Is Hun Yuan considered Chen Style or is it a considered a new style derived from Chen?   I understand there may be some controversy in the Chen community about this style.


----------



## Flying Crane (Oct 22, 2006)

hziervogel said:


> Is Hun Yuan considered Chen Style or is it a considered a new style derived from Chen? I understand there may be some controversy in the Chen community about this style.


 

This style was founded by Feng Xiaquan (I think I have that spelled correctly), in Beijing.  It was formally announced a few years ago, and  generally accepted by the Tai Chi community as a separate system, altho it is very closely related to Chen, and in a way can almost be considered a variant of Chen.  I have seen the names used together: huan yin chen tai chi chuan (i never remember exactly how it is spelled).  

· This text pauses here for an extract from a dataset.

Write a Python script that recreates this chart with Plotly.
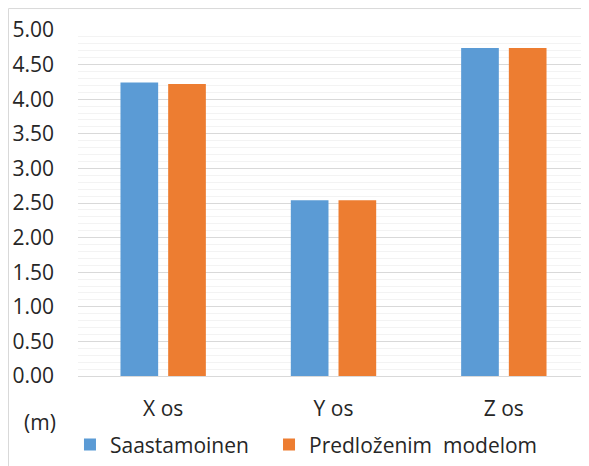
import plotly.graph_objects as go

categories = ["X os", "Y os", "Z os"]
saastamoinen = [4.24, 2.54, 4.74]
predlozenim = [4.22, 2.54, 4.74]

font_name = "Open Sans"
text_color = "#262626"

fig = go.Figure()
fig.add_trace(go.Bar(
    x=categories,
    y=saastamoinen,
    name="Saastamoinen",
    marker=dict(color="#5b9bd5", line=dict(width=0)),
    legend="legend",
))
fig.add_trace(go.Bar(
    x=categories,
    y=predlozenim,
    name="Predloženim\u00a0 modelom",
    marker=dict(color="#ed7d31", line=dict(width=0)),
    legend="legend2",
))

# page has an 8px body margin, so the figure is a bit smaller than the window
fig.update_layout(
    width=581,
    height=458,
    margin=dict(l=70, r=0, t=22, b=90),
    paper_bgcolor="white",
    plot_bgcolor="white",
    barmode="group",
    bargap=0.44,
    bargroupgap=0.21,
    font=dict(family=font_name, size=21, color=text_color),
    showlegend=True,
    legend=dict(
        orientation="h",
        x=-0.0157, xanchor="left",
        y=-0.140, yanchor="top",
        font=dict(size=21, color=text_color),
        itemwidth=30,
    ),
    legend2=dict(
        orientation="h",
        x=0.3738, xanchor="left",
        y=-0.140, yanchor="top",
        font=dict(size=21, color=text_color),
        itemwidth=30,
    ),
    xaxis=dict(
        showgrid=False,
        showline=False,
        ticks="",
        ticklabelstandoff=18,
        tickfont=dict(size=21),
    ),
    yaxis=dict(
        range=[0, 5],
        dtick=0.5,
        tickformat=".2f",
        showgrid=True,
        gridcolor="#d9d9d9",
        gridwidth=1,
        zeroline=True,
        zerolinecolor="#d9d9d9",
        zerolinewidth=1,
        showline=False,
        ticks="",
        ticklabelstandoff=23,
        tickfont=dict(size=21),
        minor=dict(dtick=0.1, showgrid=True, gridcolor="#f3f3f3", gridwidth=1),
    ),
    shapes=[
        dict(type="line", xref="paper", yref="paper", x0=-0.136, x1=1.0, y0=1.062, y1=1.062,
             line=dict(color="#d9d9d9", width=1)),
        dict(type="line", xref="paper", yref="paper", x0=-0.136, x1=-0.136, y0=1.062, y1=-0.26,
             line=dict(color="#d9d9d9", width=1)),
    ],
    annotations=[
        dict(text="(m)", xref="paper", yref="paper", x=-0.0753, y=-0.133,
             xanchor="center", yanchor="middle", showarrow=False,
             font=dict(size=21, color=text_color)),
    ],
)

fig.write_html("out.html")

Master Feng was a student of Chen Fa Ke, and was also a teacher of the current head of Chen Village (I always forget his name as well).  Since he is not part of the Chen family, he holds no position in the family art, even tho strictly speaking he is senior to them.

The art has kept the forms of Chen, set 1 and 2 (pau choi set), sword, broadsword, spear, etc., as well as Master Feng has developed some additional shorter sets: 24, 32, 38, probably some others, and also uses some older sets, from which Set 1 and 2 were derived.

Master Feng has altered the way the forms are done somewhat.  The stances are often not as deep as Chen, as he feels they can lead to knee problems down the road.  The characteristic stamping that is often seen in Chen has also been softened, as he feels this leads to health problems later in life as well.

I have never met Master Feng, but I understand he still accepted challenge fights into his 70s, and couldn't be beat.  My sifu is his student, and goes to Beijing each year to train with him.  I only had a chance to work with one of his close students on one occasion, when my sifu brought him to San Francisco for a series of workshops.  He was like an oak tree with legs.  When he wanted to move, you could not stop him.  The sense of power that you felt in him was kind of scary, altho he was a very nice man.


----------